To the many millions who play golf, and many more who do not, Scotland will always be the home of the sport. This is not just because golf was invented in there, although it certainly was, but that the country is home to the finest and most challenging courses available anywhere. Some are designed by nature and others by man but, with some 500 to choose from, it is little surprise that the keenest golfers in the world will consider their game, and indeed their life, just a little lacking if they do not make that pilgrimage to play a round or two on a Scotland golf course.

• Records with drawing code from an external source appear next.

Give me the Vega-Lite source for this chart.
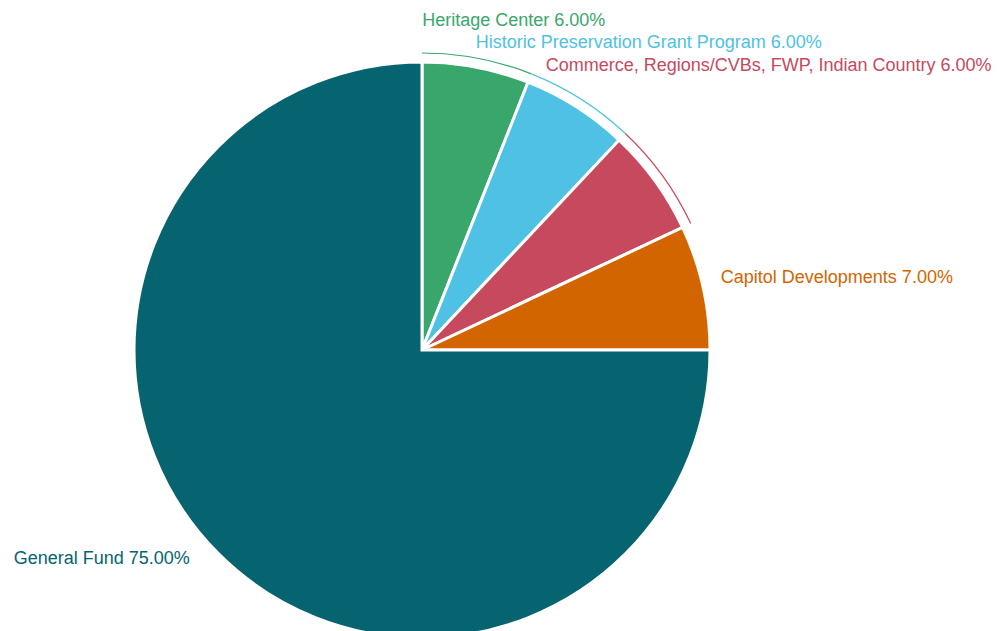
{
  "$schema": "https://vega.github.io/schema/vega-lite/v6.json",
  "width": 844,
  "height": 576,
  "autosize": {"type": "none"},
  "padding": {"left": 0, "top": 62, "right": 162, "bottom": 0},
  "background": "white",
  "config": {"view": {"stroke": null}, "text": {"font": "Liberation Sans", "fontSize": 18}},
  "data": {
    "values": [
      {"category": "Heritage Center", "value": 6, "rank": 1, "label": "Heritage Center 6.00%"},
      {"category": "Historic Preservation Grant Program", "value": 6, "rank": 2, "label": "Historic Preservation Grant Program 6.00%"},
      {"category": "Commerce, Regions/CVBs, FWP, Indian Country", "value": 6, "rank": 3, "label": "Commerce, Regions/CVBs, FWP, Indian Country 6.00%"},
      {"category": "Capitol Developments", "value": 7, "rank": 4, "label": "Capitol Developments 7.00%"},
      {"category": "General Fund", "value": 75, "rank": 5, "label": "General Fund 75.00%"}
    ]
  },
  "encoding": {
    "theta": {"field": "value", "type": "quantitative", "stack": true},
    "order": {"field": "rank", "type": "quantitative"},
    "color": {
      "field": "category",
      "type": "nominal",
      "scale": {
        "domain": ["Heritage Center", "Historic Preservation Grant Program", "Commerce, Regions/CVBs, FWP, Indian Country", "Capitol Developments", "General Fund"],
        "range": ["#39a76b", "#4fc1e4", "#c7495e", "#d26500", "#05646f"]
      },
      "legend": null
    }
  },
  "layer": [
    {"mark": {"type": "arc", "stroke": "white", "strokeWidth": 3}},
    {
      "mark": {"type": "arc", "radius": 297, "radius2": 297, "filled": false, "strokeWidth": 1.2},
      "encoding": {"strokeOpacity": {"condition": {"test": "datum.rank <= 3", "value": 1}, "value": 0}}
    },
    {
      "mark": {"type": "text", "radius": 300, "align": "left", "baseline": "middle", "dx": -56, "dy": -34},
      "encoding": {"text": {"condition": {"test": "datum.rank == 1", "field": "label"}, "value": ""}}
    },
    {
      "mark": {"type": "text", "radius": 300, "align": "left", "baseline": "middle", "dx": -107, "dy": -54},
      "encoding": {"text": {"condition": {"test": "datum.rank == 2", "field": "label"}, "value": ""}}
    },
    {
      "mark": {"type": "text", "radius": 300, "align": "left", "baseline": "middle", "dx": -119, "dy": -108},
      "encoding": {"text": {"condition": {"test": "datum.rank == 3", "field": "label"}, "value": ""}}
    },
    {
      "mark": {"type": "text", "radius": 300, "align": "left", "baseline": "middle", "dx": 6, "dy": -7},
      "encoding": {"text": {"condition": {"test": "datum.rank == 4", "field": "label"}, "value": ""}}
    },
    {
      "mark": {"type": "text", "radius": 300, "align": "right", "baseline": "middle", "dx": -20, "dy": -3},
      "encoding": {"text": {"condition": {"test": "datum.rank == 5", "field": "label"}, "value": ""}}
    }
  ]
}
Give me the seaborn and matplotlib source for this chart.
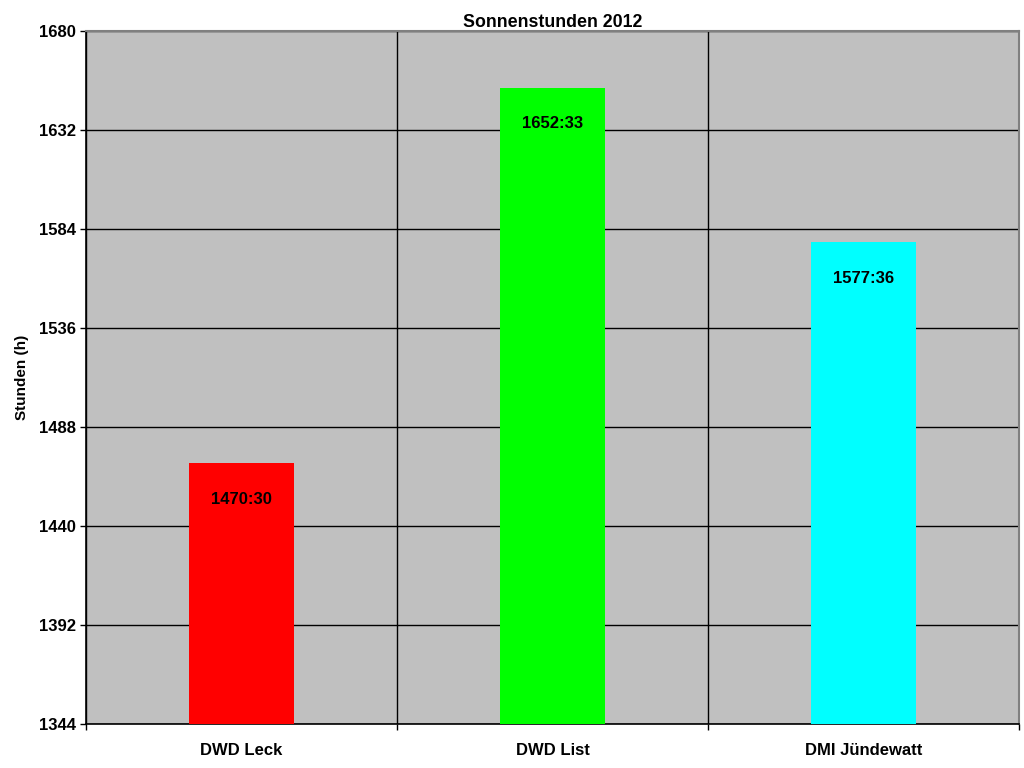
import pandas as pd
import seaborn as sns
import matplotlib.pyplot as plt

stationen = ['DWD Leck', 'DWD List', 'DMI Jündewatt']
stunden = [1470, 1652, 1577]
minuten = [30, 33, 36]
farben = ['#FF0000', '#00FF00', '#00FFFF']
yticks = [1344, 1392, 1440, 1488, 1536, 1584, 1632, 1680]

df = pd.DataFrame({'station': stationen,
                   'sonne': [h + m / 60 for h, m in zip(stunden, minuten)],
                   'label': [f'{h}:{m:02d}' for h, m in zip(stunden, minuten)]})

sns.set_style('white')
plt.rcParams['font.family'] = ['Liberation Sans', 'DejaVu Sans']
plt.rcParams['font.weight'] = 'bold'
plt.rcParams['text.color'] = 'black'
plt.rcParams['xtick.color'] = 'black'
plt.rcParams['ytick.color'] = 'black'
plt.rcParams['axes.labelcolor'] = 'black'

fig = plt.figure(figsize=(10.24, 7.68), dpi=100)
ax = fig.add_axes([86 / 1024, 1 - 724 / 768, 933 / 1024, 693 / 768])

g = sns.barplot(data=df, x='station', y='sonne', hue='station', palette=farben,
                width=0.34, saturation=1, legend=False, linewidth=0, ax=ax, zorder=3)

ax.set_facecolor('#C0C0C0')
ax.set_ylim(1344, 1680)
ax.set_xlim(-0.5, 2.5)
ax.set_yticks(yticks)
ax.set_yticklabels([str(t) for t in yticks], fontsize=12, fontweight='bold')
ax.set_xticks([0, 1, 2])
ax.set_xticklabels(stationen, fontsize=12, fontweight='bold')
ax.tick_params(axis='x', which='major', bottom=True, length=0, pad=14)
ax.set_xticks([-0.5, 0.5, 1.5, 2.5], minor=True)
ax.tick_params(axis='x', which='minor', bottom=True, length=4, width=1,
               color='black', direction='out')
ax.tick_params(axis='y', left=True, length=4, width=1, color='black',
               direction='out', pad=3)
ax.grid(axis='y', color='black', linewidth=1, zorder=1)
ax.grid(axis='x', which='minor', color='black', linewidth=1, zorder=1)
ax.set_axisbelow(True)

for s in ['left', 'bottom']:
    ax.spines[s].set_color('black')
    ax.spines[s].set_linewidth(1.2)
for s in ['top', 'right']:
    ax.spines[s].set_color('#808080')
    ax.spines[s].set_linewidth(1.5)

for bar, lab in zip(g.patches, df['label']):
    ax.annotate(lab, (bar.get_x() + bar.get_width() / 2, bar.get_height()),
                xytext=(0, -26), textcoords='offset points', ha='center', va='center',
                fontsize=12, fontweight='bold', zorder=4)

ax.set_xlabel('')
ax.set_ylabel('Stunden (h)', fontsize=11, fontweight='bold', labelpad=7.5)
ax.set_title('Sonnenstunden 2012', fontsize=12.8, fontweight='bold', pad=3)

fig.savefig('out.png', dpi=100)
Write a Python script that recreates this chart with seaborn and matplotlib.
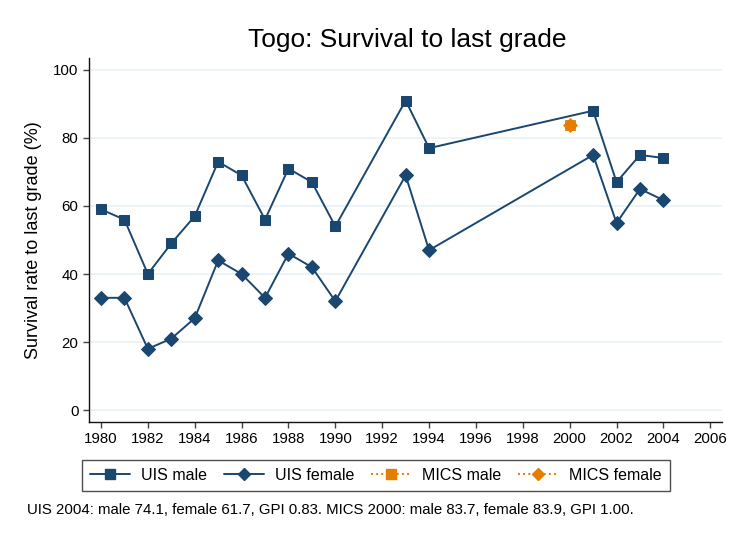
import matplotlib
matplotlib.use("Agg")
import matplotlib.pyplot as plt
import seaborn as sns
import pandas as pd
from matplotlib.lines import Line2D

uis_years = [1980, 1981, 1982, 1983, 1984, 1985, 1986, 1987, 1988, 1989, 1990, 1993, 1994, 2001, 2002, 2003, 2004]
uis_male = [59, 56, 40, 49, 57, 73, 69, 56, 71, 67, 54, 91, 77, 88, 67, 75, 74.1]
uis_female = [33, 33, 18, 21, 27, 44, 40, 33, 46, 42, 32, 69, 47, 75, 55, 65, 61.7]
mics_years = [2000]
mics_male = [83.7]
mics_female = [83.9]

navy = "#1a476f"
orange = "#e37e00"

sns.set_style("white")
plt.rcParams['font.family'] = ['Liberation Sans', 'DejaVu Sans']
plt.rcParams['text.color'] = 'black'
plt.rcParams['axes.labelcolor'] = 'black'
plt.rcParams['xtick.color'] = 'black'
plt.rcParams['ytick.color'] = 'black'

uis = pd.DataFrame({"year": uis_years, "male": uis_male, "female": uis_female})
mics = pd.DataFrame({"year": mics_years, "male": mics_male, "female": mics_female})

fig = plt.figure(figsize=(7.31, 5.37), dpi=100)
ax = fig.add_axes([0.1218, 0.2142, 0.8659, 0.6778])

for y in range(0, 101, 20):
    ax.axhline(y, color="#eaf2f3", lw=1.2, zorder=0)

sns.lineplot(data=uis, x="year", y="male", ax=ax, color=navy, marker="s", markersize=7,
             markeredgecolor=navy, lw=1.4, zorder=3)
sns.lineplot(data=uis, x="year", y="female", ax=ax, color=navy, marker="D", markersize=7,
             markeredgecolor=navy, lw=1.4, zorder=3)
sns.scatterplot(data=mics, x="year", y="male", ax=ax, color=orange, marker="s", s=50,
                edgecolor=orange, zorder=4)
sns.scatterplot(data=mics, x="year", y="female", ax=ax, color=orange, marker="D", s=50,
                edgecolor=orange, zorder=4)

ax.set_xlim(1979.49, 2006.5)
ax.set_ylim(-3.5, 103.5)
ax.set_xticks(range(1980, 2007, 2))
ax.set_yticks(range(0, 101, 20))
ax.tick_params(axis="both", direction="out", length=4.5, width=1, color="#444444",
               labelsize=10.8, left=True, bottom=True, pad=3)
ax.set_xlabel("")
ax.set_ylabel("Survival rate to last grade (%)", fontsize=13, labelpad=8)
for side in ["top", "right"]:
    ax.spines[side].set_visible(False)
for side in ["left", "bottom"]:
    ax.spines[side].set_color("#111111")
    ax.spines[side].set_linewidth(1)

fig.text(0.557, 0.925, "Togo: Survival to last grade", ha="center", va="center", fontsize=19)

handles = [
    Line2D([], [], color=navy, marker="s", markersize=6.5, lw=1.4),
    Line2D([], [], color=navy, marker="D", markersize=6.5, lw=1.4),
    Line2D([], [], color=orange, marker="s", markersize=6.5, lw=1.4, ls=":"),
    Line2D([], [], color=orange, marker="D", markersize=6.5, lw=1.4, ls=":"),
]
labels = ["UIS male", "UIS female", "MICS male", "MICS female"]
leg = fig.legend(handles, labels, loc="center", bbox_to_anchor=(0.514, 0.1145), ncol=4,
                 fontsize=11.5, frameon=True, fancybox=False, edgecolor="#222222",
                 handlelength=2.5, columnspacing=1.05, borderpad=0.5, handletextpad=0.7)
leg.get_frame().set_linewidth(1)

fig.text(0.037, 0.05, "UIS 2004: male 74.1, female 61.7, GPI 0.83. MICS 2000: male 83.7, female 83.9, GPI 1.00.",
         ha="left", va="center", fontsize=10.8)

fig.savefig("out.png", dpi=100)
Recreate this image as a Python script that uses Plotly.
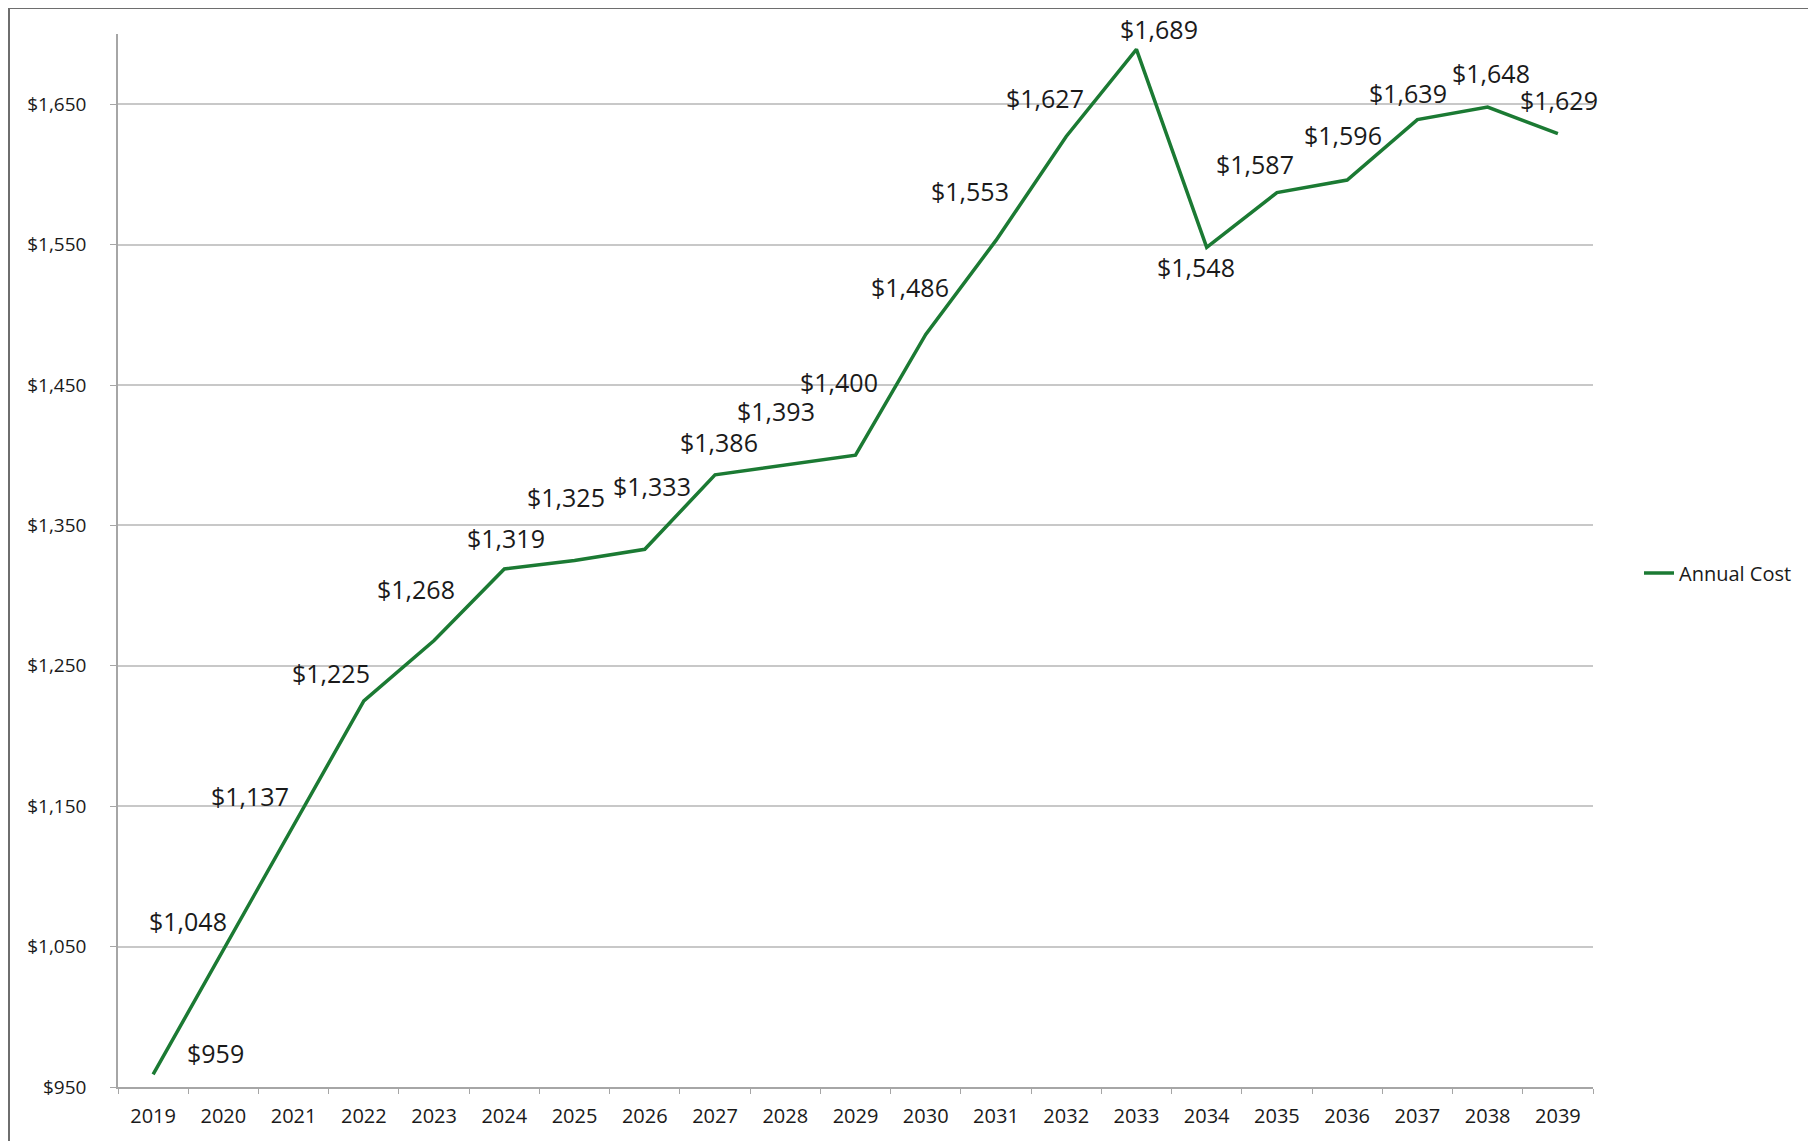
import plotly.graph_objects as go

years = [str(y) for y in range(2019, 2040)]
annual_cost = [959, 1048, 1137, 1225, 1268, 1319, 1325, 1333, 1386, 1393, 1400,
               1486, 1553, 1627, 1689, 1548, 1587, 1596, 1639, 1648, 1629]
series_name = "Annual Cost"
y_ticks = [950, 1050, 1150, 1250, 1350, 1450, 1550, 1650]
y_tick_labels = ["$950", "$1,050", "$1,150", "$1,250", "$1,350", "$1,450", "$1,550", "$1,650"]

# label placement offsets (pixels, dx right, dy up) as drawn in the original
label_dx = [62, -35, -44, -33, -18, 2, -9, 7, 4, -9, -17, -16, -26, -21, 23, -11, -22, -4, -9, 3, 1]
label_dy = [21, 28, 28, 28, 52, 31, 64, 63, 33, 54, 73, 47, 49, 38, 20, -20, 29, 45, 27, 34, 34]

LINE = "#1B7A33"
TXT = "#1A1A1A"
GRID = "#C8C8C8"
FRAME = "#6E6E6E"

fig = go.Figure()
fig.add_trace(go.Scatter(
    x=years, y=annual_cost, mode="lines", name=series_name,
    line=dict(color=LINE, width=3.5),
))

# annotations use the category index on the category axis
for i, (v, dx, dy) in enumerate(zip(annual_cost, label_dx, label_dy)):
    fig.add_annotation(x=i, y=v, xref="x", yref="y", text=f"${v:,}", showarrow=False,
                       xshift=dx, yshift=dy,
                       font=dict(family="Open Sans", size=25, color=TXT))

OFF = 8  # page body margin
W, H = 1808, 1133
L, T = 110, 26
pw, ph = 1475, 1055
R, B = W - L - pw, H - T - ph


def px(x):
    return (x - OFF - L) / pw


def py(y):
    return (T + ph - (y - OFF)) / ph


# outer frame: left, top, right edges
for (xa, ya, xb, yb) in [(9, 1160, 9, 8), (9, 8, 1812, 8), (1812, 8, 1812, 1160)]:
    fig.add_shape(type="line", xref="paper", yref="paper",
                  x0=px(xa), y0=py(ya), x1=px(xb), y1=py(yb),
                  line=dict(color=FRAME, width=2), layer="below")

fig.update_layout(
    width=W, height=H,
    margin=dict(l=L, r=R, t=T, b=B),
    paper_bgcolor="white", plot_bgcolor="white",
    font=dict(family="Open Sans", color=TXT),
    showlegend=True,
    legend=dict(x=px(1639), y=py(574), xanchor="left", yanchor="middle",
                font=dict(size=20, color=TXT), itemwidth=30,
                bgcolor="rgba(0,0,0,0)"),
    xaxis=dict(type="category", showgrid=False, showline=True, linecolor="#A6A6A6",
               linewidth=1.5, ticks="outside", tickson="boundaries", ticklen=5,
               tickcolor="#A6A6A6", tickfont=dict(size=20, color=TXT),
               ticklabelstandoff=10, range=[-0.5, 20.5]),
    yaxis=dict(range=[950, 1700], tickvals=y_ticks, ticktext=y_tick_labels,
               showgrid=True, gridcolor=GRID, gridwidth=1.5,
               showline=True, linecolor="#A6A6A6", linewidth=1.5,
               ticks="outside", ticklen=6, tickcolor="#A6A6A6",
               tickfont=dict(size=19, color=TXT), ticklabelstandoff=20,
               zeroline=False),
)

fig.write_html("out.html")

As with most things in history, the precise origins of golf are unclear but when King James II banned it in 1457, lest it detract his men from their archery practice, it had already had a strong foothold in the local populace. Indeed at St Andrews, local shepherds had been using sticks to hit pebbles at targets along the Fife coast for some 200 years previously and to 'hit' in local parlance was 'gowf'. The name stuck, a national obsession was born and James IV relented in 1513, himself a keen golfer. 40 years later it became the people’s game when Archbishop John Hamilton allowed play on Musselburgh Links, near Edinburgh.
The archetypal Scottish golf course at Musselburgh is therefore the oldest in the world but St Andrews, as the home of the Royal and Ancient Golf Club, the governing body for the game, remains the de facto world home of golf and in true spirit of the peoples game remains to this day a public course. The Old Course at St Andrews is the most famous Scotland golf course and any lover of the game will want to follow in the footsteps of the greats in the sport, all of whom have played in this ancient and superb links course.
Championship golf began in the latter part of the 18th century and the first winner of the 'Silver Club' was John Rattray who, is said, was complicit in Bonnie Prince Charlie's Jacobite rebellion and escaped execution by virtue of his golfing skills. The first ladies competition followed soon after, held in Musselburgh in 1815, where 250 years earlier Mary Queen of Scots played, just hours after her husband Lord Darnley's murder. The fanaticism for the game and for Scotland golf courses clearly has a long history.
There are now four major championships to be won in professional golf, the oldest being the Open, first held at Prestwick, on the country's west coast in 1860. Scots won the first 30 and to date still force the Americans into second place, if only by a single win. The famous Claret Jug Trophy was introduced in 1871, won in that year by Young Tom Morris, the first golfer to record a hole-in-one. The turn of the 20th century was the golden age, when J.H Taylor, Harry Vardon and James Braid set the fairways and greens alight and the latter went on to design some of the best Scotland golf courses.
The Open Championship celebrated its 150th anniversary in 2010, appropriately on the Old Course at St Andrews, which has hosted the championship more than any other Scotland golf course. Other Open venues are Carnoustie, which first hosted the Open in 1931; Muirfield, a private club and source for the first ever 'Silver Club' competition; Turnberry, on the South West coast, and Royal Troon, near Prestwick. What they all have in common is a coastal location which provides for first class links golf, the defining characteristic of the Open Championship and indeed of golf in Scotland.
Many players will choose a Scotland golf course specifically for its links play. Links courses are largely created by natural means, with undulating coastal landscapes and natural sandy soil. There are many such courses found along the incredible long and diverse Scottish coastline and they are popular for a variety of reasons. Firstly because they provide not only challenges against the course but also against sea breezes and unpredictable Scottish weather. No two rounds are therefore the same, providing plenty of on-going tests regardless of ability. They also offer stunning sea views and a bracing form of regular exercise.
It is perhaps the views and stunning natural environments which form the main attraction for playing on a Scottish golf course. Set against the backdrop of lochs, mountains and glens it is difficult to imagine a better environment for the game and the inland courses are superbly designed to maximise the natural landscape for the course and to provide an exceptional outdoor experience. As a country with incredible natural, cultural and historic appeal it provides the perfect holiday destination, where anyone can enjoy the boundless attractions on offer and golfers can take in some world class golf too.
There is typically no elitism at a Scotland golf course and visitors are made very welcome. Most of the courses will offer packages for golfing trips and holidays and there are many all inclusive deals available which comprise accommodation, access to a course, and often additional visitor sights and attractions. Even for families and groups where not all members are golfers simply choose where you want to go in Scotland and there will be a superb course nearby, such is the love of the game in a country which can rightly celebrate its title as the undisputed home of golf.